__Short exercise__
Nothing but the lines from the top of the data to the line holding "Sans','Noto Sans CJK" should be printed, word for word and both ends included; leave the pictures out.

__________

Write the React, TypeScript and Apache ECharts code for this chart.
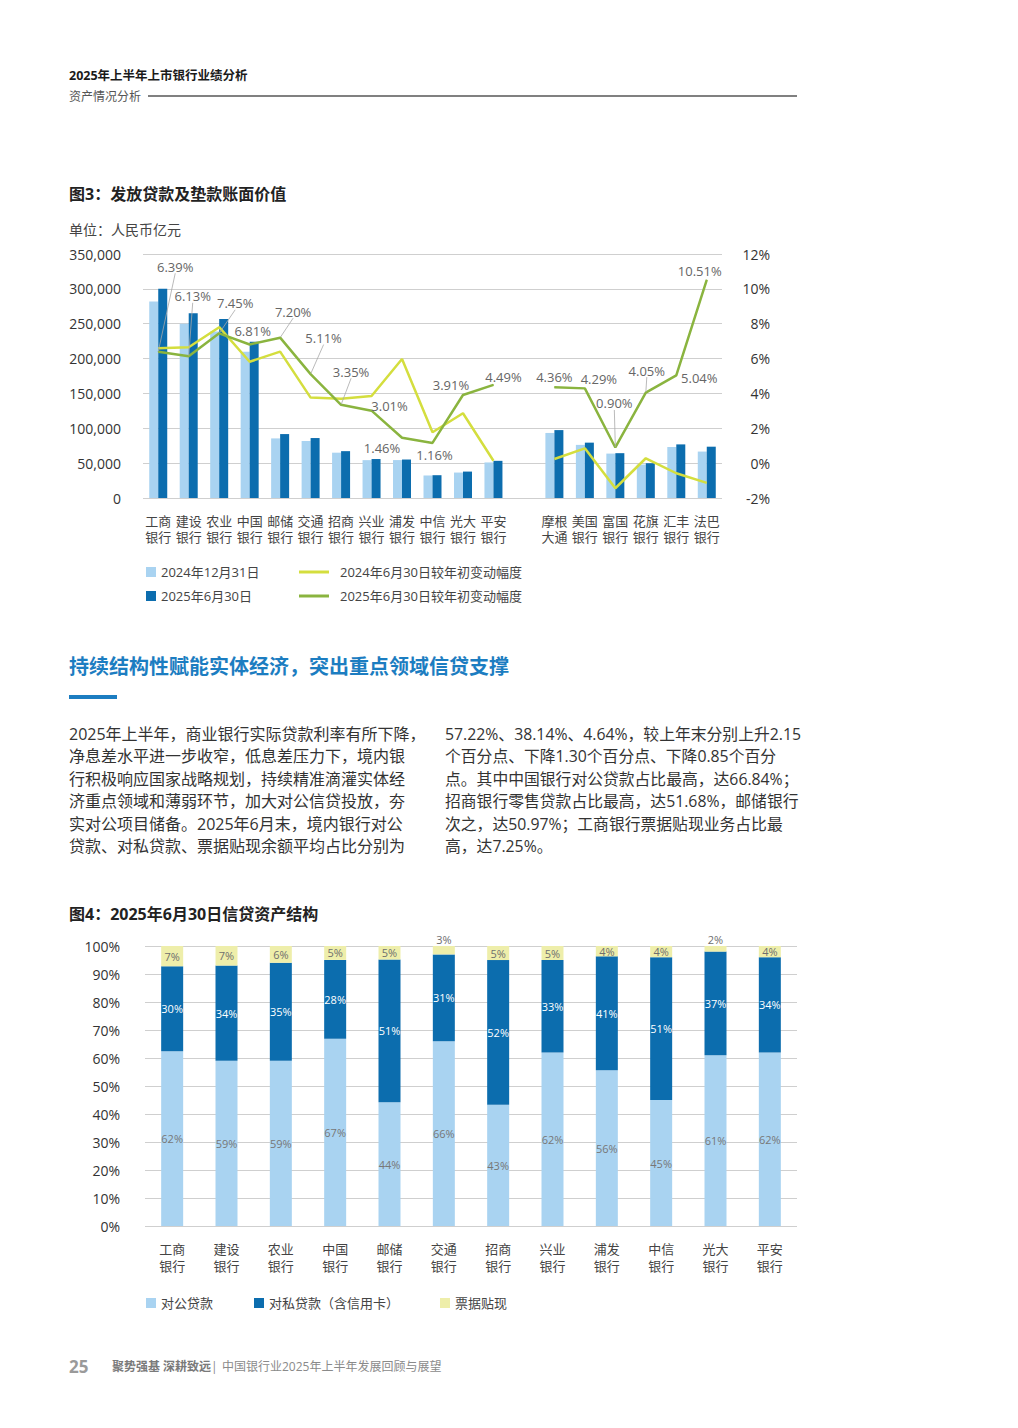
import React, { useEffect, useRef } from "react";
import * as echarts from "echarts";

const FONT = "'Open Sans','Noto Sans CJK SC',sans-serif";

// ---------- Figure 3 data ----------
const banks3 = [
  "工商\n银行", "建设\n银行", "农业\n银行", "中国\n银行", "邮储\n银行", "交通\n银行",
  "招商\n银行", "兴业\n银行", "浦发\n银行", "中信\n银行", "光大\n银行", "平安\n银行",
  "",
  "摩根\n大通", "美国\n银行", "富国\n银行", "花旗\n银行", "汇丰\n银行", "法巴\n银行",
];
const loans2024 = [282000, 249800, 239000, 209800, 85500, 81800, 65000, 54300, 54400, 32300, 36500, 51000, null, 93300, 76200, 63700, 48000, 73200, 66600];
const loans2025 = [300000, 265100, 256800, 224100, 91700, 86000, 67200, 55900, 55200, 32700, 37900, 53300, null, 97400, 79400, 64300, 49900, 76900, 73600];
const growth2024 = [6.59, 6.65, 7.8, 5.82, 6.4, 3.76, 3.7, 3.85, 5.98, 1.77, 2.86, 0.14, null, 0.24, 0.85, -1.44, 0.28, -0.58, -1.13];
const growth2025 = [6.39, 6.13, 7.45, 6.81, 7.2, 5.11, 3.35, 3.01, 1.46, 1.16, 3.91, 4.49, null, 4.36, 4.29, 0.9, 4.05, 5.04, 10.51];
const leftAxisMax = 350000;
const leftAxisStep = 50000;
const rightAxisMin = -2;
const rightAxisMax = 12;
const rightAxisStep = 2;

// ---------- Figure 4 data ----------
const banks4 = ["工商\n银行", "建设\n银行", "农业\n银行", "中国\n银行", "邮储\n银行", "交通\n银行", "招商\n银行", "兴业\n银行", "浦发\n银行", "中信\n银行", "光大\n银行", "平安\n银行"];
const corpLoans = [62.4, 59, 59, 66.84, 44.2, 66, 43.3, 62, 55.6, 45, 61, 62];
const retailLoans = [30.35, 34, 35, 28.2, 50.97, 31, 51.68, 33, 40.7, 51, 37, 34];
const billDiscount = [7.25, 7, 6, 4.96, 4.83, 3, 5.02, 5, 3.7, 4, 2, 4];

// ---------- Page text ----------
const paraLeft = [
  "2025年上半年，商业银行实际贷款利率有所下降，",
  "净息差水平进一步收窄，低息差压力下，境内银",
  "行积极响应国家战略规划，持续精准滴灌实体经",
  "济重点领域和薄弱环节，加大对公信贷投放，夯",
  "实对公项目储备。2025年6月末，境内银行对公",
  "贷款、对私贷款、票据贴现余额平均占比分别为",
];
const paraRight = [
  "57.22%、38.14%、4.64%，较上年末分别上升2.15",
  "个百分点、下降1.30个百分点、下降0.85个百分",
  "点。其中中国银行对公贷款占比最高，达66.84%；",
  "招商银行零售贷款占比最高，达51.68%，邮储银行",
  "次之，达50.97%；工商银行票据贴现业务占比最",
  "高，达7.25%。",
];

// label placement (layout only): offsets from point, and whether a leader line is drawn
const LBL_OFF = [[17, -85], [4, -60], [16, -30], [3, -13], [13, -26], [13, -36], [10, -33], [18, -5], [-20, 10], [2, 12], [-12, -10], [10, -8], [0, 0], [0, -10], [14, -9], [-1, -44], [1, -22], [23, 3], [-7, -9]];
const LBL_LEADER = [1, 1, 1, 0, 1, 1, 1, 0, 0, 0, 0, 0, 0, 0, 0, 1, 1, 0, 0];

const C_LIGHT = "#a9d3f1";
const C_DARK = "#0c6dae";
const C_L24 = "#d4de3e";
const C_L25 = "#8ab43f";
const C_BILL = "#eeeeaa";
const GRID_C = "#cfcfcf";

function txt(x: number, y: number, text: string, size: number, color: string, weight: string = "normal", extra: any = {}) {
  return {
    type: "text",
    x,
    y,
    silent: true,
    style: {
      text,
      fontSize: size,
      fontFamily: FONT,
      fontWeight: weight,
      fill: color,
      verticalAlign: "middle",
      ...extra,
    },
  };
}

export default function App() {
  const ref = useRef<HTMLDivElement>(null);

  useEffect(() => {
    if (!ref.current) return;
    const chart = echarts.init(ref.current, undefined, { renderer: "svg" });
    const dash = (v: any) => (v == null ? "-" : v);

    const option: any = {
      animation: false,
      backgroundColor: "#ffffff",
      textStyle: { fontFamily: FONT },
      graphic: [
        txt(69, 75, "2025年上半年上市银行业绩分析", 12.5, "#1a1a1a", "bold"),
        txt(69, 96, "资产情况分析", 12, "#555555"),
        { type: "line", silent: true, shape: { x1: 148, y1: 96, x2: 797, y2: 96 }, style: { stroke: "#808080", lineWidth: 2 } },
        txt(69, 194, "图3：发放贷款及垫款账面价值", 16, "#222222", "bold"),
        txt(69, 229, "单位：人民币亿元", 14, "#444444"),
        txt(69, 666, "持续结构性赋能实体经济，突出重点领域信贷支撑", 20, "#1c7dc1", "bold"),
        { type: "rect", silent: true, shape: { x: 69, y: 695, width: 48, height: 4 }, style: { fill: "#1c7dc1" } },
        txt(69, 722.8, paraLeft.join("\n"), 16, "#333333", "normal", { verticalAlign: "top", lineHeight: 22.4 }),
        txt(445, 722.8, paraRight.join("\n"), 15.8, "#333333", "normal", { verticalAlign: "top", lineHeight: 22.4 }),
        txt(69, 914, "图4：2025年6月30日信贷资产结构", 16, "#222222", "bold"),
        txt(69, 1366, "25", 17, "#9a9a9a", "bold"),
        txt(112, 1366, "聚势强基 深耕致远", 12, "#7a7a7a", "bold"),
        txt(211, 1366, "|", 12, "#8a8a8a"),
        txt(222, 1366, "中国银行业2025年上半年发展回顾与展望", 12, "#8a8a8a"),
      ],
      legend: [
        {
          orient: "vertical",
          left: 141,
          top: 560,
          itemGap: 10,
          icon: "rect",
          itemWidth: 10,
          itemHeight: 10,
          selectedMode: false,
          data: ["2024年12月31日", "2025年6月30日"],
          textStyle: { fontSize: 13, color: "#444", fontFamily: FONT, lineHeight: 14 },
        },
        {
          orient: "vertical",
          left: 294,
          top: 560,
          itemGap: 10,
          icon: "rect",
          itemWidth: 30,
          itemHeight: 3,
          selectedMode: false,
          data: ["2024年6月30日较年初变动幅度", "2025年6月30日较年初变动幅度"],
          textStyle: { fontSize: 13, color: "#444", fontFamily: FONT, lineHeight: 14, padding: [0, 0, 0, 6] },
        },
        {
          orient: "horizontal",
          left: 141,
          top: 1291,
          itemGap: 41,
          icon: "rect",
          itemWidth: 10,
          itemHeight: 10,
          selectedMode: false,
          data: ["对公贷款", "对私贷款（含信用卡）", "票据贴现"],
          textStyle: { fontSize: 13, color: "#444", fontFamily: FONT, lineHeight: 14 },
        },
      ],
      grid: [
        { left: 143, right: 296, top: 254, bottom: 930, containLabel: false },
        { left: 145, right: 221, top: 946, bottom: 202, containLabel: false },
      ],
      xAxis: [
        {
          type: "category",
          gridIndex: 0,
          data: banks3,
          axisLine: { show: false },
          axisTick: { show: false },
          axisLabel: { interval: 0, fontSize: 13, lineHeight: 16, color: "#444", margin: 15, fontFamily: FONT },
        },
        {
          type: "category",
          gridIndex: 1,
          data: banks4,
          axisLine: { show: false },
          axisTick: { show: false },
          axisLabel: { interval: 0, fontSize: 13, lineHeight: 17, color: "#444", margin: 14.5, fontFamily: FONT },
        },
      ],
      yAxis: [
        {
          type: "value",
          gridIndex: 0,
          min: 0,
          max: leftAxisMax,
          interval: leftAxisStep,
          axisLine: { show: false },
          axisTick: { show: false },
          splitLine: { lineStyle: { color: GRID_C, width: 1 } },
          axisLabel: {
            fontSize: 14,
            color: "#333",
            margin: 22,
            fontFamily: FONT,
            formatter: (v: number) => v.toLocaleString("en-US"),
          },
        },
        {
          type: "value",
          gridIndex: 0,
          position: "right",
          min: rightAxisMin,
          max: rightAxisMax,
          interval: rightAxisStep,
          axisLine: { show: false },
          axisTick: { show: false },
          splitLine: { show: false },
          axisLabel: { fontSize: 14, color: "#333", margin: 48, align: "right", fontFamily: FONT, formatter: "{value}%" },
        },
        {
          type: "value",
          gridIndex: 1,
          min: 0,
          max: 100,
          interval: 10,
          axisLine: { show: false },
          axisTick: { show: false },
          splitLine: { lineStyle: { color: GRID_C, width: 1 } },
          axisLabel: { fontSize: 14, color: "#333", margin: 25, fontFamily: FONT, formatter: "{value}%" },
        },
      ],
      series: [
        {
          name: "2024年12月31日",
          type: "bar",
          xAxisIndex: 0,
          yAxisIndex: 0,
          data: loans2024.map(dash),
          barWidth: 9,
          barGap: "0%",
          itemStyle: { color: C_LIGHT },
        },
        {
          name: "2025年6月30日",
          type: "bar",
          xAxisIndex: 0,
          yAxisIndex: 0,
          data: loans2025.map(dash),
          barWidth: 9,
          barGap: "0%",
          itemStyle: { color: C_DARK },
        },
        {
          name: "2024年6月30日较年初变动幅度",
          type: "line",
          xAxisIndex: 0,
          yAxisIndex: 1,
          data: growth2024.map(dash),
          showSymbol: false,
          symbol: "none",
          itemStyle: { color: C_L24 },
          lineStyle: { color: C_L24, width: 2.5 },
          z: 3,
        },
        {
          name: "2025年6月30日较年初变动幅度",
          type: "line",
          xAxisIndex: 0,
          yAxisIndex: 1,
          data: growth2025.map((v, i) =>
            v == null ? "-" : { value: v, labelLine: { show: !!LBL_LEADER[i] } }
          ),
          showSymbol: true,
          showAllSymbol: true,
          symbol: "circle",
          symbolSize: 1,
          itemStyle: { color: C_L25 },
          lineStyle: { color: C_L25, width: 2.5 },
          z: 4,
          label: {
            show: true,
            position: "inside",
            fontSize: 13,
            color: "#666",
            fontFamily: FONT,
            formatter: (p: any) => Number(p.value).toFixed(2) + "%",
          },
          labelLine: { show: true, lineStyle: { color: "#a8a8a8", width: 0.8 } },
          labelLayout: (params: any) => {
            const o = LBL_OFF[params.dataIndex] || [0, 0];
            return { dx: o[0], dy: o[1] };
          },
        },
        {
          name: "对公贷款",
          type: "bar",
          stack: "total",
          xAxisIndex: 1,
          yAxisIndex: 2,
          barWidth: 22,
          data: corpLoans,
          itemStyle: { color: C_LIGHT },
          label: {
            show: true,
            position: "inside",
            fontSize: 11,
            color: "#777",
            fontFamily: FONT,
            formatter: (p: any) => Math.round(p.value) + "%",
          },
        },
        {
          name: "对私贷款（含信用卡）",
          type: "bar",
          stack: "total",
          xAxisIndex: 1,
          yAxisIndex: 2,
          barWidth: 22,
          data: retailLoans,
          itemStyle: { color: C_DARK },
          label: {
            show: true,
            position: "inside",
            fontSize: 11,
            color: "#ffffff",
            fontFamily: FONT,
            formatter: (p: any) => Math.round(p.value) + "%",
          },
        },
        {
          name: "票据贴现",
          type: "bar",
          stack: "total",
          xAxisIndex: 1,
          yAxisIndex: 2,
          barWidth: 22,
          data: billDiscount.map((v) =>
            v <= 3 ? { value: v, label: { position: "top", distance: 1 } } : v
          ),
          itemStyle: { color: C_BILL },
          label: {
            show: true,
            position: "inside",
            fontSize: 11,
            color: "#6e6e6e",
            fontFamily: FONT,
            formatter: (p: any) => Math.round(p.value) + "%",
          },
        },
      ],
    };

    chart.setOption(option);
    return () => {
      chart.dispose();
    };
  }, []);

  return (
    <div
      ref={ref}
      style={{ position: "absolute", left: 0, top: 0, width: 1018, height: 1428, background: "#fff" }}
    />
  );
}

__________

__Exercise solution__
Write the React, TypeScript and Apache ECharts code for this chart.
import React, { useEffect, useRef } from "react";
import * as echarts from "echarts";

const FONT = "'Open Sans','Noto Sans CJK SC',sans-serif";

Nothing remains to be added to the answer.